Later, when Sir Francis Drake and the small fleet of English ships vanquished the Spaniards, hilltop bonfires were set to celebrate the victory.

The lighting of bonfires throughout the UK has been used for other national celebrations, including Queen Victoria’s Diamond Jubilee in 1897 marking her 60 years on the throne, the 400th anniversary of the defeat of the Spanish Armada in 1988, Queen Elizabeth II’s Golden (50 years) Jubilee in 2002, and now her Diamond Jubilee.

If there’s something profoundly magical about fire and its power to ward off the dark, cold, and danger, there’s something especially magical about huge bonfires on the top of hills, their light visible for miles, inspiring those seeing them to light their own fires as the message–of danger, of celebration–travels from hilltop to hilltop, region to region.

The village of Crich, it is said, had its own bonfire in 1588 on the hill at the top of the village–and had one today as part of the Jubilee celebration.

There was a beautiful “strawberry moon” in the sky, and the weather was quite warm. When we got near Crich Stand, we saw a crowd of people massed about, waiting.

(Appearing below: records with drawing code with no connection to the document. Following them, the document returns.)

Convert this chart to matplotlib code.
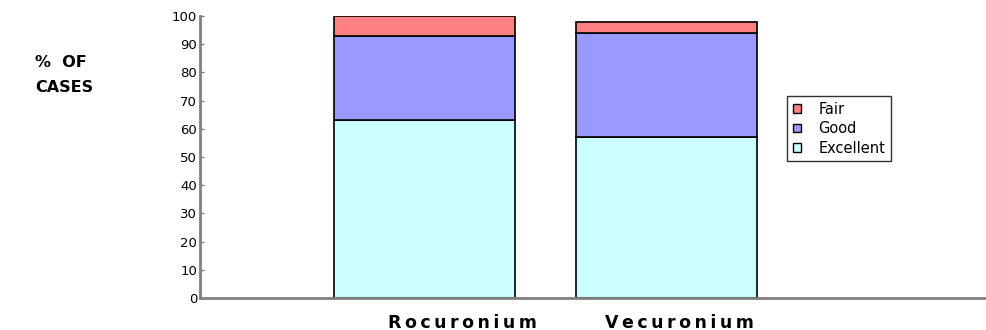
import matplotlib
matplotlib.use("Agg")
import matplotlib.pyplot as plt
from matplotlib.patches import Patch

categories = ["Rocuronium", "Vecuronium"]
excellent = [63, 57]
good = [30, 37]
fair = [7, 4]
yticks = list(range(0, 101, 10))

c_exc = "#CCFFFF"
c_good = "#9999FF"
c_fair = "#FF8080"

fig = plt.figure(figsize=(9.87, 3.30), dpi=100)
ax = fig.add_axes([200 / 987, 32 / 330, 785 / 987, 282 / 330])

x = [0, 1]
w = 0.75
ax.bar(x, excellent, width=w, color=c_exc, edgecolor="black", linewidth=1.2)
ax.bar(x, good, width=w, bottom=excellent, color=c_good, edgecolor="black", linewidth=1.2)
bot2 = [e + g for e, g in zip(excellent, good)]
ax.bar(x, fair, width=w, bottom=bot2, color=c_fair, edgecolor="black", linewidth=1.2)

ax.set_xlim(-0.93, 2.32)
ax.set_ylim(0, 100)
for s in ["top", "right"]:
    ax.spines[s].set_visible(False)
for s in ["left", "bottom"]:
    ax.spines[s].set_color("#808080")
    ax.spines[s].set_linewidth(2)

ax.set_yticks(yticks)
ax.set_yticklabels([str(t) for t in yticks], fontsize=9.5)
ax.tick_params(axis="y", direction="in", length=3, width=1, color="#808080", pad=2)
ax.set_xticks([])

# spaced-out bold category names under the bars
label_shift = [0.155, 0.055]
for xi, name, dx in zip(x, categories, label_shift):
    ax.text(xi + dx, -5.5, "\u2009".join(name), ha="center", va="top", fontsize=12.5,
            fontweight="bold", transform=ax.transData, clip_on=False)

fig.text(35 / 987, 1 - 75 / 330, "%  OF\nCASES", ha="left", va="center",
         fontsize=11.5, fontweight="bold", linespacing=1.9)

handles = [Patch(facecolor=c_fair, edgecolor="black", label="Fair"),
           Patch(facecolor=c_good, edgecolor="black", label="Good"),
           Patch(facecolor=c_exc, edgecolor="black", label="Excellent")]
leg = fig.legend(handles=handles, loc="upper left",
                 bbox_to_anchor=(787 / 987, 1 - 96 / 330),
                 fontsize=10.5, frameon=True, fancybox=False, handlelength=0.55,
                 handleheight=0.55, handletextpad=1.2, labelspacing=0.3,
                 borderpad=0.4, borderaxespad=0, edgecolor="black")
leg.get_frame().set_linewidth(1)

fig.savefig("out.png", dpi=100)
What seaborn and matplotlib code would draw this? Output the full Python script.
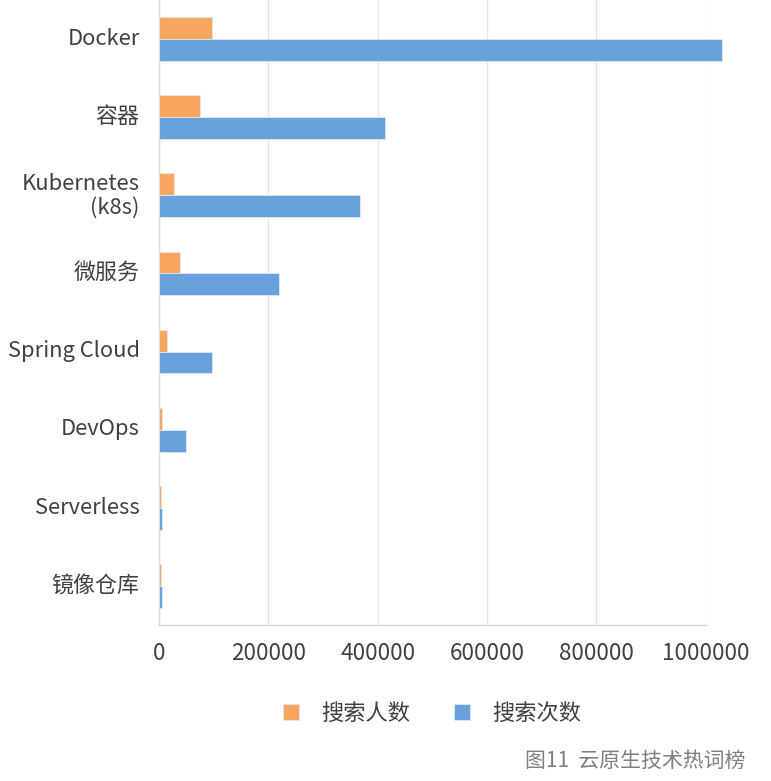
import matplotlib
matplotlib.use("Agg")
import matplotlib.pyplot as plt
import seaborn as sns
import pandas as pd

categories = ["Docker", "容器", "Kubernetes\n(k8s)", "微服务", "Spring Cloud", "DevOps", "Serverless", "镜像仓库"]
searchers = [97000, 75000, 28000, 38000, 15000, 5000, 3000, 3000]      # 搜索人数
searches = [1030000, 414000, 367000, 220000, 97000, 49000, 6000, 6000]  # 搜索次数
series_names = ["搜索人数", "搜索次数"]
xticks = [0, 200000, 400000, 600000, 800000, 1000000]
caption = "图11  云原生技术热词榜"

sns.set_theme(style="white")
plt.rcParams["font.family"] = ["Noto Sans CJK SC", "DejaVu Sans"]

df = pd.DataFrame({
    "category": categories * 2,
    "value": searchers + searches,
    "series": [series_names[0]] * len(categories) + [series_names[1]] * len(categories),
})

fig = plt.figure(figsize=(7.71, 7.81), dpi=100)
ax = fig.add_axes([159 / 771, 1 - 625 / 781, (705.7 - 159) / 771, 625 / 781])

palette = {series_names[0]: "#F9A65F", series_names[1]: "#68A1DC"}
sns.barplot(data=df, y="category", x="value", hue="series", hue_order=series_names,
            order=categories, palette=palette, orient="h", width=0.56, saturation=1,
            edgecolor="#dde9f5", linewidth=0.6, ax=ax, zorder=3)

for p in ax.patches:
    p.set_clip_on(False)

ax.set_xlim(0, 1000000)
ax.set_ylim(len(categories) - 0.5, -0.5)
ax.set_xticks(xticks)
ax.set_xticklabels([str(v) for v in xticks])
ax.set_xlabel("")
ax.set_ylabel("")
ax.grid(axis="x", color="#e8e8e8", linewidth=1, zorder=0)
ax.set_axisbelow(True)
ax.tick_params(axis="y", length=0, labelsize=15.8, labelcolor="#404040", pad=14)
ax.tick_params(axis="x", length=0, labelsize=16.2, labelcolor="#404040", pad=12)
for lab in ax.get_yticklabels():
    lab.set_horizontalalignment("right")
    lab.set_multialignment("right")
    lab.set_linespacing(1.1)
    lab.set_y(lab.get_position()[1])
ax.set_yticks(range(len(categories)))
ax.set_yticklabels(categories)
for lab in ax.get_yticklabels():
    lab.set_multialignment("right")
    lab.set_linespacing(1.1)
    lab.set_transform(lab.get_transform() + matplotlib.transforms.ScaledTranslation(0, 2 / 72, fig.dpi_scale_trans))

for side in ["top", "right"]:
    ax.spines[side].set_visible(False)
for side in ["left", "bottom"]:
    ax.spines[side].set_color("#d9d9d9")
    ax.spines[side].set_linewidth(1)

handles, labels = ax.get_legend_handles_labels()
ax.legend_.remove()
fig.legend(handles, labels, loc="center", bbox_to_anchor=(432 / 771, 1 - 713 / 781),
           ncol=2, frameon=False, fontsize=16, labelcolor="#404040",
           handlelength=0.7, handleheight=0.7, handletextpad=1.0, columnspacing=2.0)

fig.text(745 / 771, 1 - 761 / 781, caption, ha="right", va="center",
         fontsize=15, color="#7f7f7f")

fig.savefig("out.png", dpi=100, facecolor="white")
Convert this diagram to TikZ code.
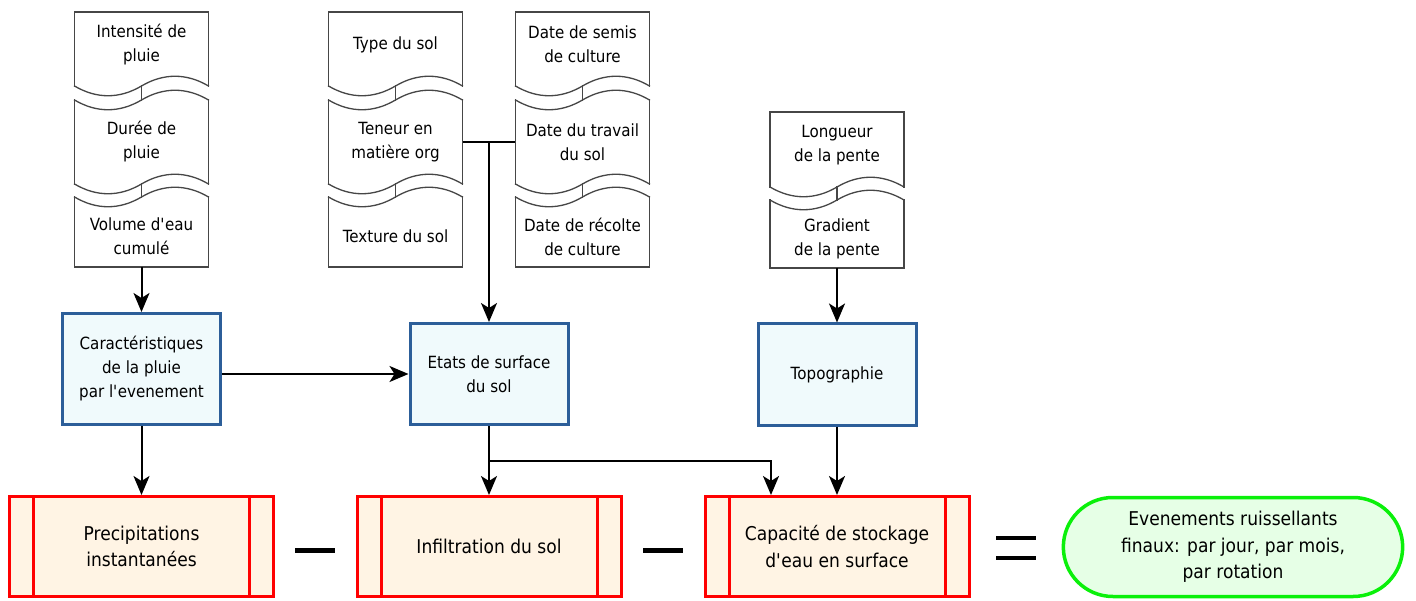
\documentclass[tikz,border=0pt]{standalone}
\usepackage{fontspec}
\setmainfont[FakeStretch=0.9]{DejaVu Sans}
\usepackage{xcolor}
\usepackage{tikz}
\usetikzlibrary{shapes,arrows,arrows.meta,positioning,calc}
\definecolor{bord_bleu}{RGB}{44,94,153}
\definecolor{fond_bleu}{RGB}{240,250,252}
\definecolor{fond_rouge}{RGB}{255,244,228}
\definecolor{bord_vert}{RGB}{10,240,10}
\definecolor{fond_vert}{RGB}{230,255,230}
\definecolor{gris_bord}{RGB}{70,70,70}
\newcommand{\petit}{\fontsize{16.8}{24}\selectfont}
\newcommand{\grand}{\fontsize{19}{26.5}\selectfont}
\newcommand{\apos}{\textquotesingle}

% feuille : nom, x centre, y haut, y bas, vague en haut, vague en bas, texte
\newcommand{\feuille}[7]{%
  \pgfmathsetmacro{\yc}{(#3+#4)/2+4.5*#5-4.5*#6}
  \node[feuille] (#1) at (#2,\yc) {#7};
  \coordinate (#1-haut) at (#2,#3);
  \coordinate (#1-bas) at (#2,#4);
  \ifnum#5=1
    \draw[trait] (#2-67,#3) .. controls +(22,13) and +(-22,13) .. (#2,#3) .. controls +(22,-13) and +(-22,-13) .. (#2+67,#3);
  \else
    \draw[trait] (#2-67,#3) -- (#2+67,#3);
  \fi
  \ifnum#6=1
    \draw[trait] (#2-67,#4) .. controls +(22,13) and +(-22,13) .. (#2,#4) .. controls +(22,-13) and +(-22,-13) .. (#2+67,#4);
  \else
    \draw[trait] (#2-67,#4) -- (#2+67,#4);
  \fi
  \draw[trait] (#2-67,#3) -- (#2-67,#4);
  \draw[trait] (#2+67,#3) -- (#2+67,#4);
}

\begin{document}
\begin{tikzpicture}[x=1pt, y=-1pt,
    feuille/.style={minimum width=134pt, inner sep=0pt, align=center, font=\petit},
    trait/.style={draw=gris_bord, line width=1.3pt, line cap=rect},
    etape/.style={draw=bord_bleu, fill=fond_bleu, line width=3pt, minimum width=158pt, align=center, font=\petit},
    processus/.style={draw=red, fill=fond_rouge, line width=3pt, minimum width=264pt, minimum height=100pt, align=center, font=\grand,
      path picture={\draw[red, line width=3pt]
        ([xshift=24pt]path picture bounding box.north west) -- ([xshift=24pt]path picture bounding box.south west)
        ([xshift=-24pt]path picture bounding box.north east) -- ([xshift=-24pt]path picture bounding box.south east);}},
    fin/.style={rounded rectangle, draw=bord_vert, fill=fond_vert, line width=3.5pt, minimum width=346pt, minimum height=99pt, align=center, font=\grand},
    fleche/.style={-{Stealth[length=19pt,width=16pt,inset=5pt]}, line width=2pt},
    lien/.style={line width=2pt},
    signe/.style={line width=4.5pt}]
    \useasboundingbox (0,0) rectangle (1416,601);

    % donnees d'entree
    \feuille{intensite}{141.5}{12}{86}{0}{1}{Intensité de\\pluie}
    \feuille{duree}{141.5}{100}{184}{1}{1}{Durée de\\pluie}
    \feuille{volume}{141.5}{197}{267}{1}{0}{Volume d\apos eau\\cumulé}
    \feuille{type}{395.5}{12}{86}{0}{1}{Type du sol}
    \feuille{teneur}{395.5}{100}{184}{1}{1}{Teneur en\\matière org}
    \feuille{texture}{395.5}{197}{267}{1}{0}{Texture du sol}
    \feuille{semis}{582.5}{12}{86}{0}{1}{Date de semis\\de culture}
    \feuille{travail}{582.5}{100}{184}{1}{1}{Date du travail\\du sol}
    \feuille{recolte}{582.5}{197}{267}{1}{0}{Date de récolte\\de culture}
    \feuille{longueur}{837}{112}{187}{0}{1}{Longueur\\de la pente}
    \feuille{gradient}{837}{200}{268}{1}{0}{Gradient\\de la pente}

    \draw[trait] (intensite-bas) -- (duree-haut);
    \draw[trait] (duree-bas) -- (volume-haut);
    \draw[trait] (type-bas) -- (teneur-haut);
    \draw[trait] (teneur-bas) -- (texture-haut);
    \draw[trait] (semis-bas) -- (travail-haut);
    \draw[trait] (travail-bas) -- (recolte-haut);
    \draw[trait] (longueur-bas) -- (gradient-haut);

    % etapes
    \node[etape, minimum height=111pt] (carac) at (141.5,369) {Caractéristiques\\de la pluie\\par l\apos evenement};
    \node[etape, minimum height=101pt] (etats) at (489,374) {Etats de surface\\du sol};
    \node[etape, minimum height=101pt] (topo) at (837,374.5) {Topographie};

    \node[processus] (precip) at (141.5,546.5) {Precipitations\\instantanées};
    \node[processus] (infiltration) at (489,546.5) {Infiltration du sol};
    \node[processus] (capacite) at (837,546.5) {Capacité de stockage\\d\apos eau en surface};
    \node[fin] (evenements) at (1233,547) {Evenements ruissellants\\finaux: par jour, par mois,\\par rotation};

    % liaisons
    \draw[fleche] (volume-bas) -- (carac);
    \draw[fleche] (carac.east |- etats) -- (etats);
    \draw[fleche] (carac) -- (precip);
    \draw[lien] (teneur.east) -- (travail.west);
    \coordinate (jonction) at ($(teneur.east)!0.5!(travail.west)$);
    \draw[fleche] (jonction) -- (jonction |- etats.north);
    \draw[fleche] (gradient-bas) -- (topo);
    \draw[fleche] (etats) -- (infiltration);
    \draw[fleche] (topo) -- (capacite);
    \draw[fleche] (etats.south) -- ++(0,35) -| ([xshift=-66pt]capacite.north);

    % signes
    \coordinate (moins1) at ($(precip.east)!0.5!(infiltration.west)$);
    \coordinate (moins2) at ($(infiltration.east)!0.5!(capacite.west)$);
    \coordinate (egal) at ($(capacite.east)!0.5!(evenements.west)$);
    \draw[signe] ([xshift=-20pt,yshift=-4pt]moins1) -- ([xshift=20pt,yshift=-4pt]moins1);
    \draw[signe] ([xshift=-20pt,yshift=-4pt]moins2) -- ([xshift=20pt,yshift=-4pt]moins2);
    \draw[signe] ([xshift=-20pt,yshift=9pt]egal) -- ([xshift=20pt,yshift=9pt]egal);
    \draw[signe] ([xshift=-20pt,yshift=-11pt]egal) -- ([xshift=20pt,yshift=-11pt]egal);
\end{tikzpicture}
\end{document}
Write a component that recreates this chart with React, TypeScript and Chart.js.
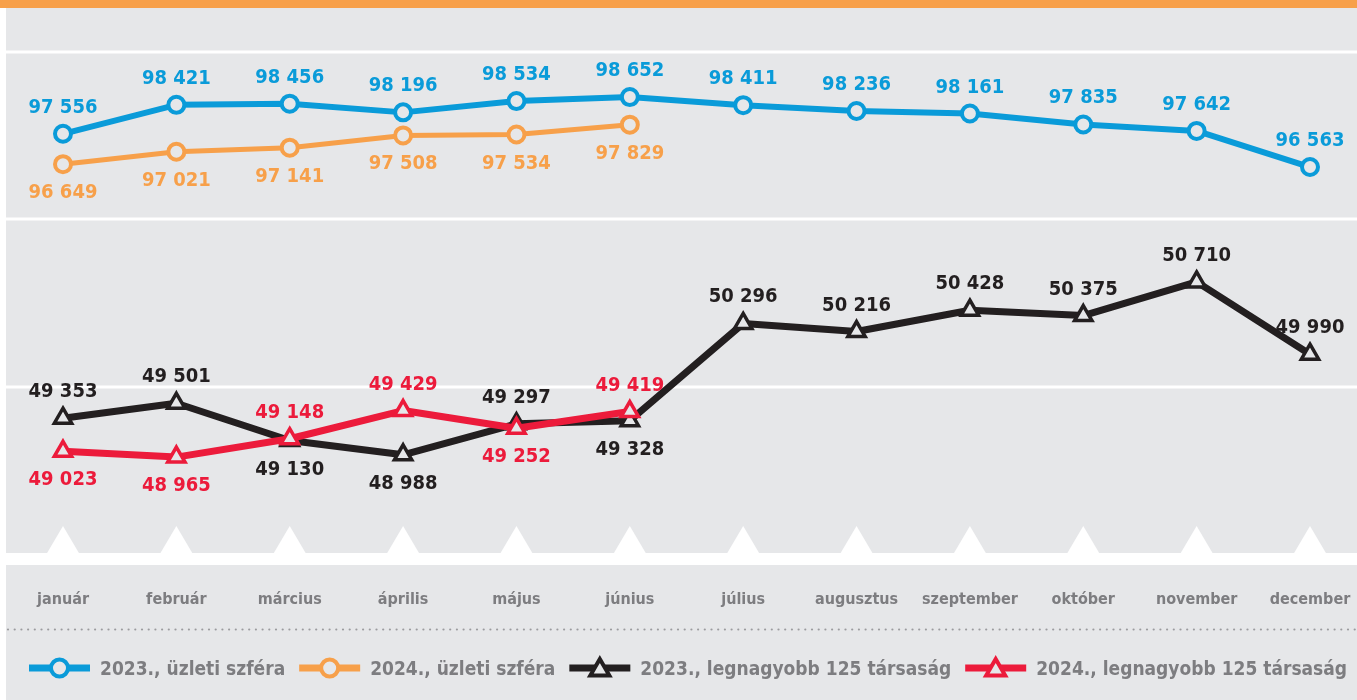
import React, { useEffect, useRef } from 'react';
import { Chart, registerables } from 'chart.js';

Chart.register(...registerables);

const months = ['január', 'február', 'március', 'április', 'május', 'június', 'július', 'augusztus', 'szeptember', 'október', 'november', 'december'];
const business2023 = [97556, 98421, 98456, 98196, 98534, 98652, 98411, 98236, 98161, 97835, 97642, 96563];
const business2024 = [96649, 97021, 97141, 97508, 97534, 97829];
const top125of2023 = [49353, 49501, 49130, 48988, 49297, 49328, 50296, 50216, 50428, 50375, 50710, 49990];
const top125of2024 = [49023, 48965, 49148, 49429, 49252, 49419];
const seriesNames = ['2023., üzleti szféra', '2024., üzleti szféra', '2023., legnagyobb 125 társaság', '2024., legnagyobb 125 társaság'];
const companions = [1, 0, 3, 2];

const BG = '#E6E7E9';
const BLUE = '#0A9BD9';
const ORANGE = '#F7A04A';
const BLACK = '#231F20';
const RED = '#EC1B3B';
const GREY_TEXT = '#7D7D80';
const FONT = "'DejaVu Sans Condensed', 'Liberation Sans Narrow', 'DejaVu Sans', sans-serif";

const fmt = (v: number) => String(v).replace(/\B(?=(\d{3})+(?!\d))/g, ' ');

function drawTriangle(ctx: CanvasRenderingContext2D, x: number, y: number, r: number) {
  ctx.beginPath();
  for (let k = 0; k < 3; k++) {
    const a = (k * 2 * Math.PI) / 3;
    const px = x + Math.sin(a) * r;
    const py = y - Math.cos(a) * r;
    if (k === 0) ctx.moveTo(px, py);
    else ctx.lineTo(px, py);
  }
  ctx.closePath();
}

const decorPlugin = {
  id: 'decor',
  beforeDraw(chart: any) {
    const { ctx, width, height, chartArea, scales } = chart;
    ctx.save();
    ctx.fillStyle = '#FFFFFF';
    ctx.fillRect(0, 0, width, height);
    ctx.fillStyle = BG;
    ctx.fillRect(6, 8, width - 6, height - 8);
    ctx.fillStyle = ORANGE;
    ctx.fillRect(0, 0, width, 8);
    // white panel separators
    ctx.fillStyle = '#FFFFFF';
    [100000, 95000, 90000].forEach((v) => {
      const y = scales.yTop.getPixelForValue(v);
      ctx.fillRect(6, Math.round(y) - 1.5, width - 6, 3);
    });
    // bottom white band with triangles
    const b = chartArea.bottom;
    ctx.fillRect(6, b - 1, width - 6, 12);
    const xs = scales.x;
    for (let i = 0; i < months.length; i++) {
      const x = xs.getPixelForValue(i);
      ctx.beginPath();
      ctx.moveTo(x, b - 28);
      ctx.lineTo(x + 16.5, b);
      ctx.lineTo(x - 16.5, b);
      ctx.closePath();
      ctx.fill();
    }
    ctx.restore();
  },
  afterDatasetsDraw(chart: any) {
    const { ctx, width, scales } = chart;
    ctx.save();
    // value labels
    ctx.font = `bold 20px ${FONT}`;
    ctx.textAlign = 'center';
    ctx.textBaseline = 'alphabetic';
    chart.data.datasets.forEach((ds: any, i: number) => {
      const meta = chart.getDatasetMeta(i);
      const comp = chart.data.datasets[companions[i]].data;
      ds.data.forEach((v: number, j: number) => {
        const el = meta.data[j];
        if (!el) return;
        const other = comp[j];
        const above = other === undefined || v >= other;
        const cy = above ? el.y - 28 : el.y + 27;
        ctx.fillStyle = ds.borderColor;
        ctx.fillText(fmt(v), el.x, cy + 7);
      });
    });
    // month labels
    ctx.font = `bold 16px ${FONT}`;
    ctx.fillStyle = GREY_TEXT;
    months.forEach((m, i) => {
      ctx.fillText(m, scales.x.getPixelForValue(i), 604);
    });
    // dotted line
    ctx.fillStyle = '#9B9B9E';
    for (let x = 8; x < width; x += 6.7) {
      ctx.beginPath();
      ctx.arc(x, 629.5, 1.1, 0, Math.PI * 2);
      ctx.fill();
    }
    // legend
    ctx.font = `bold 19px ${FONT}`;
    ctx.textAlign = 'left';
    let lx = 29;
    const ly = 668;
    chart.data.datasets.forEach((ds: any, i: number) => {
      ctx.strokeStyle = ds.borderColor;
      ctx.lineWidth = 7;
      ctx.beginPath();
      ctx.moveTo(lx, ly);
      ctx.lineTo(lx + 61, ly);
      ctx.stroke();
      const cx = lx + 30.5;
      ctx.fillStyle = BG;
      if (ds.pointStyle === 'circle') {
        ctx.lineWidth = 4;
        ctx.beginPath();
        ctx.arc(cx, ly, 8.5, 0, Math.PI * 2);
        ctx.fill();
        ctx.stroke();
      } else {
        ctx.lineWidth = 4;
        drawTriangle(ctx, cx, ly + 2, 11);
        ctx.fill();
        ctx.stroke();
      }
      ctx.fillStyle = GREY_TEXT;
      ctx.fillText(seriesNames[i], lx + 71, ly + 7);
      lx += 71 + ctx.measureText(seriesNames[i]).width + 14;
    });
    ctx.restore();
  },
};

export default function App() {
  const ref = useRef<HTMLCanvasElement | null>(null);
  useEffect(() => {
    if (!ref.current) return;
    const chart = new Chart(ref.current, {
      type: 'line',
      data: {
        labels: months,
        datasets: [
          {
            label: seriesNames[0],
            data: business2023,
            yAxisID: 'yTop',
            borderColor: BLUE,
            backgroundColor: BG,
            borderWidth: 6,
            pointStyle: 'circle',
            pointRadius: 8,
            pointBorderWidth: 4,
            pointBackgroundColor: BG,
            order: 2,
          },
          {
            label: seriesNames[1],
            data: business2024,
            yAxisID: 'yTop',
            borderColor: ORANGE,
            backgroundColor: BG,
            borderWidth: 5,
            pointStyle: 'circle',
            pointRadius: 8,
            pointBorderWidth: 4,
            pointBackgroundColor: BG,
            order: 3,
          },
          {
            label: seriesNames[2],
            data: top125of2023,
            yAxisID: 'yBot',
            borderColor: BLACK,
            backgroundColor: BG,
            borderWidth: 7,
            pointStyle: 'triangle',
            pointRadius: 10,
            pointBorderWidth: 3.5,
            pointBackgroundColor: BG,
            order: 1,
          },
          {
            label: seriesNames[3],
            data: top125of2024,
            yAxisID: 'yBot',
            borderColor: RED,
            backgroundColor: BG,
            borderWidth: 7,
            pointStyle: 'triangle',
            pointRadius: 10,
            pointBorderWidth: 3.5,
            pointBackgroundColor: BG,
            order: 0,
          },
        ],
      },
      options: {
        responsive: false,
        animation: false,
        devicePixelRatio: 1,
        layout: { padding: { left: 63, right: 47, top: 52, bottom: 146 } },
        plugins: { legend: { display: false }, tooltip: { enabled: false } },
        elements: { line: { tension: 0, borderJoinStyle: 'round' } },
        scales: {
          x: { display: false, offset: false },
          yTop: { display: false, min: 85000, max: 100000 },
          yBot: { display: false, min: 48000, max: 53000 },
        },
      },
      plugins: [decorPlugin],
    });
    return () => chart.destroy();
  }, []);
  return (
    <div style={{ position: 'absolute', left: 0, top: 0, width: 1357, height: 700 }}>
      <canvas ref={ref} width={1357} height={700} style={{ display: 'block' }} />
    </div>
  );
}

In the light of the moon, people’s faces came into view:  our cousins Gordon and Susan, their son Tony, my cousin Kevin and his family, people we know from around Crich, and all of a sudden it became a gathering of friends and family as we stood in the darkness waiting for the beacon to be set afire.

The tower, called Crich Stand, dominates the hill, but a little further down the hillside is a small structure that is used for for the beacon fires.  If you look above at the top of this post at the large horizontal view of the village of Crich, you’ll see the beacon as a small whitish vertical shape just to the right of the tower.

Some people were standing close to the little beacon tower;  others were at the top of the hill next to Crich Stand, the shapes of the Stand and the people black shapes against the dark grey nighttime sky.

At 10:15, a man approached the small beacon with a lit torch, lifted it to the top of the little beacon tower, and light flared in the darkness.

On nearby hilltops–Black Rocks, Alport Stone, Tansley–other fires were lit as they were on 4,000 other hilltops throughout Britain and also in the British Commonwealth;  the last beacon was lit at 10:30 in London by the Queen.

A magical night indeed, as the light from the beacons traveled throughout the land as has been done on this hilltop, and on hilltops around England, for hundreds of years, this time not carrying a message of danger, but of celebration for the Queen’s 60 years on the throne.